Sánchez le estaba esperando en el debate televisado de 2015. “El presidente debe ser una persona decente y usted no lo es”, le dijo refiriéndose a los casos de corrupción en el PP. Rajoy le respondió que eso era “mezquino, deleznable y miserable”.

El guion de la crispación se ha repetido con Sánchez. No es que el PP y los medios de la derecha se hayan opuesto a medidas relacionadas con la política catalana, como los indultos a los condenados del procés y la ley de amnistía, lo que es perfectamente legítimo, sino que afirman que el presidente ha destruido el Estado de derecho y la propia existencia de la democracia. A partir de ahí, los ataques a la familia sólo son un paso más.
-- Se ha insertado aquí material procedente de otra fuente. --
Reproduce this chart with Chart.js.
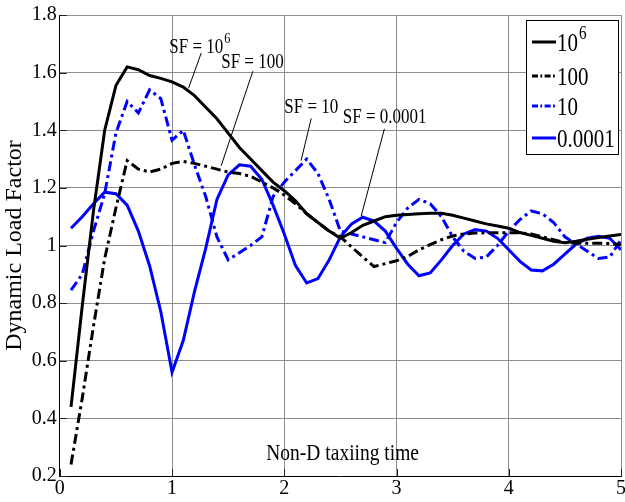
<!DOCTYPE html>
<html>
<head>
<meta charset="utf-8">
<script src="https://cdn.jsdelivr.net/npm/chart.js@4.4.1/dist/chart.umd.min.js"></script>
<style>
  html, body { margin: 0; padding: 0; background: #fff; overflow: hidden; }
</style>
</head>
<body>
<canvas id="chart" width="627" height="502"></canvas>
<script>
// Non-dimensional taxiing time (x) and dynamic load factor per SF (y)
const times = [0.1, 0.2, 0.3, 0.4, 0.5, 0.6, 0.7, 0.8, 0.9, 1.0,
               1.1, 1.2, 1.3, 1.4, 1.5, 1.6, 1.7, 1.8, 1.9, 2.0,
               2.1, 2.2, 2.3, 2.4, 2.5, 2.6, 2.7, 2.8, 2.9, 3.0,
               3.1, 3.2, 3.3, 3.4, 3.5, 3.6, 3.7, 3.8, 3.9, 4.0,
               4.1, 4.2, 4.3, 4.4, 4.5, 4.6, 4.7, 4.8, 4.9, 5.0];

const sf1e6 = [0.44, 0.79, 1.12, 1.40, 1.555, 1.62, 1.61, 1.59, 1.58, 1.568,
               1.55, 1.52, 1.48, 1.44, 1.39, 1.34, 1.30, 1.26, 1.22, 1.19,
               1.155, 1.11, 1.08, 1.05, 1.025, 1.045, 1.07, 1.085, 1.10, 1.105,
               1.108, 1.11, 1.112, 1.112, 1.105, 1.095, 1.085, 1.075, 1.068, 1.06,
               1.045, 1.035, 1.025, 1.015, 1.01, 1.015, 1.022, 1.028, 1.033, 1.038];

const sf100 = [0.24, 0.47, 0.72, 0.955, 1.13, 1.295, 1.265, 1.255, 1.265, 1.285,
               1.292, 1.285, 1.275, 1.265, 1.255, 1.25, 1.24, 1.22, 1.20, 1.175,
               1.145, 1.11, 1.08, 1.05, 1.03, 0.995, 0.96, 0.927, 0.937, 0.947,
               0.962, 0.985, 1.003, 1.02, 1.033, 1.04, 1.043, 1.044, 1.044, 1.044,
               1.044, 1.04, 1.03, 1.02, 1.01, 1.008, 1.008, 1.008, 1.007, 1.003];

const sf10 = [0.845, 0.90, 1.05, 1.18, 1.39, 1.50, 1.46, 1.54, 1.51, 1.365,
              1.40, 1.28, 1.17, 1.03, 0.95, 0.975, 1.00, 1.03, 1.17, 1.22,
              1.26, 1.30, 1.25, 1.16, 1.05, 1.04, 1.03, 1.02, 1.01, 1.08,
              1.13, 1.16, 1.145, 1.10, 1.03, 0.98, 0.955, 0.96, 1.00, 1.05,
              1.09, 1.12, 1.11, 1.08, 1.03, 1.005, 0.98, 0.955, 0.96, 1.02];

const sf00001 = [1.06, 1.10, 1.145, 1.185, 1.18, 1.14, 1.05, 0.93, 0.77, 0.56,
                 0.67, 0.84, 0.99, 1.16, 1.245, 1.28, 1.275, 1.23, 1.14, 1.04,
                 0.93, 0.87, 0.885, 0.95, 1.03, 1.075, 1.098, 1.085, 1.05, 0.99,
                 0.935, 0.895, 0.905, 0.95, 1.00, 1.04, 1.055, 1.05, 1.025, 0.985,
                 0.945, 0.915, 0.912, 0.935, 0.97, 1.005, 1.025, 1.032, 1.025, 0.985];

// legend labels: base text + superscript
const legendBase = ['10', '100', '10', '0.0001'];
const legendSup  = ['6', '', '', ''];

// callout labels: [base, sup, textX, textY, fromX, fromY, toX, toY] in data units
const callouts = [
  ['SF = 10', '6', 0.975, 1.693, 1.26, 1.668, 1.147, 1.546],
  ['SF = 100', '', 1.438, 1.64, 1.72, 1.605, 1.438, 1.277],
  ['SF = 10', '', 2.0, 1.483, 2.24, 1.441, 2.15, 1.295],
  ['SF = 0.0001', '', 2.522, 1.45, 2.892, 1.405, 2.685, 1.102]
];

const FONT = '"Liberation Serif", "Times New Roman", serif';
const BLUE = '#0000ff';
const DASHDOT = [10, 4, 3, 4];

const toPts = arr => times.map((t, i) => ({ x: t, y: arr[i] }));

const styles = [
  { color: '#000', dash: [] },
  { color: '#000', dash: DASHDOT },
  { color: BLUE, dash: DASHDOT },
  { color: BLUE, dash: [] }
];
const series = [sf1e6, sf100, sf10, sf00001];

// text drawn slightly stretched vertically like the original figure
function stretchText(ctx, text, x, y, size, align, base) {
  ctx.save();
  ctx.translate(x, y);
  ctx.scale(1, 1.2);
  ctx.font = size + 'px ' + FONT;
  ctx.textAlign = align || 'left';
  ctx.textBaseline = base || 'alphabetic';
  ctx.fillText(text, 0, 0);
  const w = ctx.measureText(text).width;
  ctx.restore();
  return w;
}

function supText(ctx, base, sup, x, y, size) {
  const w = stretchText(ctx, base, x, y, size);
  if (sup) stretchText(ctx, sup, x + w + 1, y - size * 0.55, size * 0.72);
}

const overlay = {
  id: 'overlay',
  afterDraw(chart) {
    const { ctx, chartArea: a, scales: { x, y } } = chart;
    ctx.save();

    // inward tick marks on bottom and left axes
    ctx.strokeStyle = '#222';
    ctx.lineWidth = 1;
    ctx.beginPath();
    x.ticks.forEach(t => {
      const px = Math.round(x.getPixelForValue(t.value)) + 0.5;
      ctx.moveTo(px, a.bottom);
      ctx.lineTo(px, a.bottom - 7);
    });
    y.ticks.forEach(t => {
      const py = Math.round(y.getPixelForValue(t.value)) + 0.5;
      ctx.moveTo(a.left, py);
      ctx.lineTo(a.left + 7, py);
    });
    ctx.stroke();

    // callouts
    ctx.fillStyle = '#000';
    ctx.strokeStyle = '#000';
    ctx.lineWidth = 1;
    callouts.forEach(c => {
      const tx = x.getPixelForValue(c[2]);
      const ty = y.getPixelForValue(c[3]);
      supText(ctx, c[0], c[1], tx, ty + 7, 17);
      ctx.beginPath();
      ctx.moveTo(x.getPixelForValue(c[4]), y.getPixelForValue(c[5]));
      ctx.lineTo(x.getPixelForValue(c[6]), y.getPixelForValue(c[7]));
      ctx.stroke();
    });

    // axis label inside plot area
    stretchText(ctx, 'Non-D taxiing time', x.getPixelForValue(2.52), a.bottom - 16, 19.5, 'center');

    // legend box
    const lx = a.right - 95, ly = a.top + 5, lw = 92, lh = 134;
    ctx.fillStyle = '#fff';
    ctx.fillRect(lx, ly, lw, lh);
    ctx.strokeStyle = '#000';
    ctx.lineWidth = 1;
    ctx.strokeRect(lx + 0.5, ly + 0.5, lw, lh);
    const rows = [22, 56, 86, 118];
    series.forEach((s, i) => {
      const ry = ly + rows[i];
      ctx.beginPath();
      ctx.strokeStyle = styles[i].color;
      ctx.lineWidth = 3;
      ctx.setLineDash(styles[i].dash.map(d => d * 0.6));
      ctx.moveTo(lx + 6, ry);
      ctx.lineTo(lx + 30, ry);
      ctx.stroke();
      ctx.setLineDash([]);
      ctx.fillStyle = '#000';
      supText(ctx, legendBase[i], legendSup[i], lx + 31, ry + 9, 21);
    });

    ctx.restore();
  }
};

new Chart(document.getElementById('chart'), {
  type: 'line',
  data: {
    datasets: series.map((s, i) => ({
      label: 'SF = ' + legendBase[i] + legendSup[i],
      data: toPts(s),
      borderColor: styles[i].color,
      borderDash: styles[i].dash,
      borderWidth: 3,
      pointRadius: 0,
      tension: 0,
      fill: false
    }))
  },
  options: {
    responsive: false,
    animation: false,
    layout: { padding: { top: 9, right: 0, left: 0, bottom: 0 } },
    plugins: { legend: { display: false }, tooltip: { enabled: false } },
    scales: {
      x: {
        type: 'linear',
        min: 0, max: 5,
        ticks: { stepSize: 1, color: '#000', font: { family: FONT, size: 20 }, padding: 1, maxRotation: 0 },
        grid: { color: '#8c8c8c', lineWidth: 1, drawTicks: false },
        border: { color: '#000', width: 1 }
      },
      y: {
        min: 0.2, max: 1.8,
        ticks: {
          stepSize: 0.2, color: '#000', font: { family: FONT, size: 20 }, padding: 3,
          callback: v => String(Number(v.toFixed(1)))
        },
        grid: { color: '#8c8c8c', lineWidth: 1, drawTicks: false },
        border: { color: '#000', width: 1 },
        title: {
          display: true, text: 'Dynamic Load Factor', color: '#000',
          font: { family: FONT, size: 24 }, padding: { top: 0, bottom: 0 }
        }
      }
    }
  },
  plugins: [overlay]
});
</script>
</body>
</html>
Alberto Núñez Feijóo dijo esta semana que no quería convocar a la mujer de Sánchez a la comisión de investigación del Senado que controla su partido: “Entiendo que este tema es muy delicado, me interesa la política limpia”. En realidad, había denunciado antes que “la corrupción económica de la trama (del caso Koldo) afecta al partido, al Gobierno y a la casa del presidente”. El interés de Feijóo por la limpieza en la política no ha durado mucho. El PP amplió el miércoles el objeto de la comisión de forma tan genérica que ahora puede abarcar a asuntos que afecten a Begoña Gómez.

Afirmar en público que a la política se viene llorado de casa es una invitación a que se redoblen los ataques a la familia a la espera de encontrar el punto de ruptura, el momento en que cualquier político se viene abajo. Pueden contar con que al menos sus votantes crean que todo está justificado para acabar con ese rival al que desprecian.

En su libro 'Polarizados', Luis Miller escribe que la expresión “llorado de casa” no sería tolerada en cualquier contexto social –“donde hemos desarrollado normas fuertes contra el insulto o la degradación moral”–, pero sí parece ser aceptada en la vida política. Ahí existe una permisividad que no aceptaríamos en nuestra vida diaria: “La política, sin embargo, se ha convertido en uno de los últimos reductos contemporáneos del insulto y la agresividad verbal”.

En el PP hay vía libre para insistir en esa táctica. No siempre a través de comentarios anónimos, sino en discursos en el Parlamento y en ruedas de prensa. La diputada Ester Muñoz fue enviada por el partido para que recordara entre otros asuntos lo de las saunas propiedad del suegro del presidente y al día siguiente dijo que sólo había dicho “cosas que están publicadas por los medios”. Esa es la forma de hacer carrera en el grupo parlamentario del PP.

La familia sólo es una parte más del plan de ataque. No se utiliza con frecuencia. Sólo cuando se puede hacer más daño.